"I've never seen anything like this -- where people actually have a vested interest in going to see this film. People are talking about dressing up in pilots' uniforms and flight attendant uniforms. There are the crazy people who will probably show up in plane outfits. It's moved beyond being a movie into 'How can we make a party out of this?' Who doesn't like a good party?"," - Stephanie Wasek, founder of the Snakes on a Plane community on LiveJournal.com
Perhaps we can't fully appreciate it right now, but 2006 could end up being a watershed moment for marketing. In the last year, community-generated content, and the blogosphere have exploded in unison. Want to make fun of a product? Make a spoof commercial and upload to YouTube. Then blog about the creation process. Think you can do better than the talking heads on the radio? Make your own podcast. Are you a musician? Make a MySpace page and share your songs with the world.
So as we are just discovering the beauty that is CGC, it seems as if it were fate that a movie like Snakes on a Plane would come along.

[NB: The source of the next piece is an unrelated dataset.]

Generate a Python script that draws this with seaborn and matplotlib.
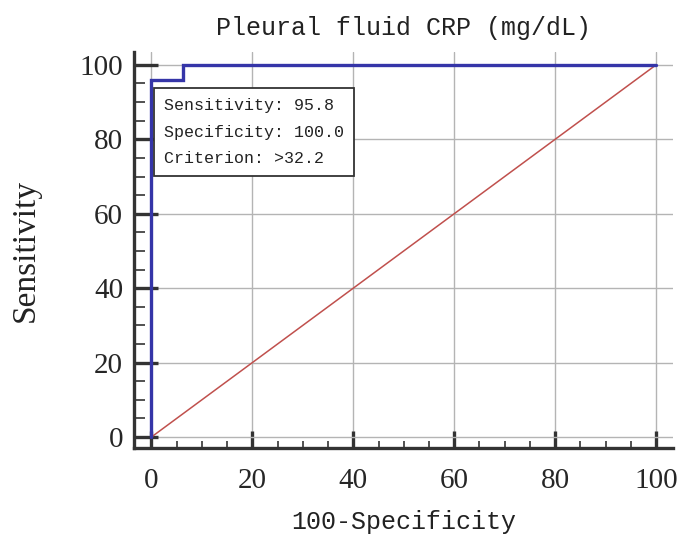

A B-movie with a title so absurdly honest that you have to make fun of it. For a community that is just learning the joys of CGC, SoaP gave us the perfect chance to spread our wings. Go crazy.....make posters for the film, songs, trailers, t-shirts, hell let's even make blogs about it.
But there's still the matter of the studio, New Line. If history shows that SoaP was the right movie at the right time, then history will also show that New Line made the perfect move in EMBRACING the community. They didn't squash community-created blogs, or YouTube videos, or any other CGC. Basically New Line told the community 'You know what, this IS a stupid movie...here's your chance to go crazy, have at it!'.
Kids. In. A. Candystore. And New Line unlocked the doors and held them open for us. Hell they even went back and re-shot scenes to incorporate dialog from the trailer for the movie created by Chris Rohan and Nathaniel Perry.
And that's the key. When Snakes on a Plane opens, the viewers aren't going to see a movie, they are going to watch a product that they helped create.
2 comments:
I hope New Line will go even further, Mack, providing us with more downloadable images, including high-resolution ones, for those of us crazy enough to do print ads, posters and the like. And another teaser needs to come out soon …
Also, why not make the soundtrack for SoaP consist completely of songs created by bloggers? This would surely be cheaper than paying 'established' artists, and the exposure for this move would only fan the flames for SoaP in the blogosphere. For the DVD release, they could make it a double-DVD with the second DVD featuring trailers and other promotional material created by internet users.
There's really so many possibilities when you reach out to the community like New Line has here. The sad thing is that many companies won't even notice what New Line is doing here, until/unless it translates into success at the box office.
The smart marketers have been taking notes from the get-go.